According to the World Steel Association, global steel demand will slow to 3.6 percent in 2012 from a growth rate of 5.6 percent in 2011.
However, the agency expects steel demand to rise 4.5 percent, to 1.49 billion tons, in 2013. A big part of that growth will come from India, which is industrializing rapidly. The association sees that country’s steel consumption rising 6.9 percent this year before accelerating to 9.4 percent in 2013.
Rising steel demand should snap manganese prices out of their current doldrums. That’s because about 90 percent of global manganese output is used in steel production. What’s more, there is no known replacement for manganese in that role.
Higher manganese prices would be welcome news in the South American nation of Guyana, which is on the verge of restarting its manganese mining industry after a hiatus of almost 50 years.
The country last produced the mineral in the 1960s, when a subsidiary of Union Carbide operated a mine at Matthews Ridge in the northwest, near the border with Venezuela. That mine produced 1.66 million tonnes of manganese from 1962 to 1968. However, the sluggish global economy at the time depressed manganese prices, forcing Union Carbide to close the mine.
Timing looks right for the revival of Guyana’s manganese industry
Even though manganese prices have been relatively flat recently, mining the metal in Guyana has nevertheless again become viable, according to the country’s President, Donald Ramotar.
In 2010, the Guyanese government granted Canadian junior miner Reunion Gold Corp. (TSXV:RGD) four prospecting licences to explore for and develop manganese in the area surrounding the old mine at Matthews Ridge. In all, these licences cover 45,729 acres.
The company is now conducting a drilling program to define the size of the manganese deposit. The 1960s mine site included a 12 kilometer series of hills within the ridge that contains the manganese. The primary manganese zone is believed to be 150 to 175 centimeters thick and about 30 kilometers long.
Reunion plans to build a pilot plant at Matthews Ridge by April 2013. It will then send the commercial ore from the site to market and collect feedback from buyers. If all goes according to plan, the company will begin building the mine in August 2013, with full production starting up by the fourth quarter of 2014. In all, the company plans to invest $250 million in developing the mine.
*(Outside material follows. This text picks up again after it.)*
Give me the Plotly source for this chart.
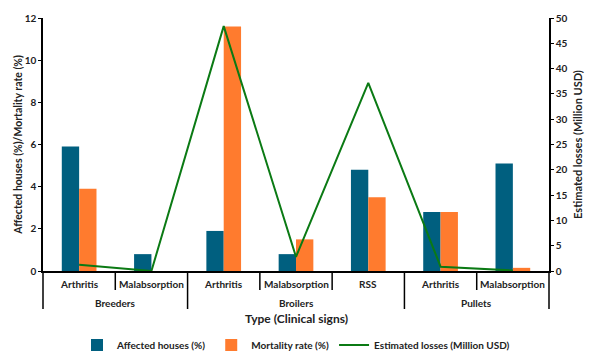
import plotly.graph_objects as go

groups = ["Breeders", "Breeders", "Broilers", "Broilers", "Broilers", "Pullets", "Pullets"]
signs = ["Arthritis", "Malabsorption", "Arthritis", "Malabsorption", "RSS", "Arthritis", "Malabsorption"]
affected_houses = [5.9, 0.8, 1.9, 0.8, 4.8, 2.8, 5.1]
mortality_rate = [3.9, None, 11.6, 1.5, 3.5, 2.8, 0.15]
estimated_losses = [1.25, 0.0, 48.4, 2.8, 37.2, 0.85, 0.1]

x = [groups, signs]
n = len(signs)
font = "Lato, 'Open Sans', sans-serif"
tc = "#222222"

# page body has an 8px default margin, so the figure is sized to fit the 600x359 window
W, H = 592, 351
ML, MR, MT, MB = 35, 51, 10, 88
PH = H - MT - MB

fig = go.Figure()
fig.add_trace(go.Bar(x=x, y=affected_houses, name="Affected houses (%)",
                     marker=dict(color="#005F7F", line=dict(width=0))))
fig.add_trace(go.Bar(x=x, y=mortality_rate, name="Mortality rate (%)",
                     marker=dict(color="#FF7B2E", line=dict(width=0))))
fig.add_trace(go.Scatter(x=x, y=estimated_losses, name="Estimated losses (Million USD)",
                         mode="lines", line=dict(color="#0B7A14", width=2), yaxis="y2"))

# category-axis labelling: derived from the category lists
group_starts = [i for i in range(n) if i == 0 or groups[i] != groups[i - 1]]
group_bounds = group_starts + [n]
inner_bounds = [i for i in range(1, n) if i not in group_starts]

shapes = []
for b in inner_bounds:
    shapes.append(dict(type="line", xref="paper", yref="paper", x0=b / n, x1=b / n,
                       y0=0, y1=-19 / PH, line=dict(color="black", width=1.5)))
for b in group_bounds:
    shapes.append(dict(type="line", xref="paper", yref="paper", x0=b / n, x1=b / n,
                       y0=0, y1=-38 / PH, line=dict(color="black", width=1.5)))

annotations = []
for i, s in enumerate(signs):
    annotations.append(dict(text=s, xref="paper", yref="paper", x=(i + 0.5) / n,
                            y=-13 / PH, xanchor="center", yanchor="middle", showarrow=False,
                            font=dict(size=10, family=font, weight="bold", color=tc)))
for a, b in zip(group_bounds[:-1], group_bounds[1:]):
    annotations.append(dict(text=groups[a], xref="paper", yref="paper", x=(a + b) / 2 / n,
                            y=-32 / PH, xanchor="center", yanchor="middle", showarrow=False,
                            font=dict(size=10, family=font, weight="bold", color=tc)))
annotations.append(dict(text="Type (Clinical signs)", xref="paper", yref="paper", x=0.5,
                        y=-47 / PH, xanchor="center", yanchor="middle", showarrow=False,
                        font=dict(size=12, family=font, weight="bold", color=tc)))

fig.update_layout(
    width=W, height=H,
    margin=dict(l=ML, r=MR, t=MT, b=MB),
    paper_bgcolor="white", plot_bgcolor="white",
    barmode="group", bargap=0.52, bargroupgap=0,
    font=dict(family=font, size=10, color=tc),
    showlegend=True,
    legend=dict(orientation="h", x=0.5, xanchor="center", yref="container",
                y=1 - (345 - 8) / H, yanchor="middle",
                font=dict(size=10, family=font, weight="bold"), traceorder="normal"),
    shapes=shapes,
    annotations=annotations,
    xaxis=dict(type="multicategory", showline=True, linecolor="black", linewidth=1.5,
               automargin=False, ticks="", showticklabels=False, showdividers=False,
               showgrid=False),
    yaxis=dict(range=[0, 12], dtick=2, showline=True, linecolor="black", linewidth=1.5,
               automargin=False,
               ticks="outside", ticklen=3, tickcolor="black", showgrid=False, zeroline=False,
               tickfont=dict(size=10, family=font, weight="bold", color=tc),
               title=dict(text="Affected houses (%)/Mortality rate (%)", standoff=0,
                          font=dict(size=10.5, family=font, weight="bold", color=tc))),
    yaxis2=dict(range=[0, 50], dtick=5, overlaying="y", side="right", showline=True,
                automargin=False,
                linecolor="black", linewidth=1.5, ticks="outside", ticklen=3, tickcolor="black",
                showgrid=False, zeroline=False,
                tickfont=dict(size=10, family=font, weight="bold", color=tc),
                title=dict(text="Estimated losses (Million USD)", standoff=8,
                           font=dict(size=11, family=font, weight="bold", color=tc))),
)

fig.write_html("out.html")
In April, Reunion raised $40.25 million by selling 23 million common shares. It will use these funds to continue its exploration drilling and complete a prefeasibility study.
According to Joachim Bayah, the Chief Operating Officer of Reunion Manganese, the project could take Guyana from zero to among the top five manganese producers in the world. In a January 26 Business Guyana article, he was quoted as saying, “[o]ur initial target is to put on the books 20 million tonnes of concentrate exceeding 40 percent in concentrate terms for manganese by the middle of this year…We think by developing a mine of this size we can put Guyana on the map. If we are able to put out 2 million tonnes of concentrate we will join the league of the top five world producers.”
Guyana aims to burnish its reputation as a mining-friendly country
When Union Carbide pulled up stakes in 1968, it took a lot of well-paying jobs with it. By cooperating with Reunion and other mining firms, the Guyanese government hopes to bring these types of positions back.
“There are a lot of benefits,” said Ramotar, “[t]here is the opportunity to collect a lot of taxes there [at Matthews Ridge], and it will create jobs for people in the region.”
According to Bayah, the company’s exploration program created 300 jobs last year and will create 300 more this year. In all, he said the company will need 1,000 people to build the project and 500 to staff the ongoing operations.
The government is aiming its mining investments at projects that will build roads and other infrastructure. Reunion, for example, is benefiting from a $50 million government investment to improve a 50 kilometer road running from Matthews Ridge to Port Kaituma.
Reunion’s plan also calls for the rebuilding of the railway line between the two communities, because the manganese will be sent to Port Kaituma for shipping overseas. The company has also refurbished an airstrip and several of the facilities and offices at the old Union Carbide mine.
Securities Disclosure: I, Chad Fraser, hold no positions in any of the companies mentioned in this article.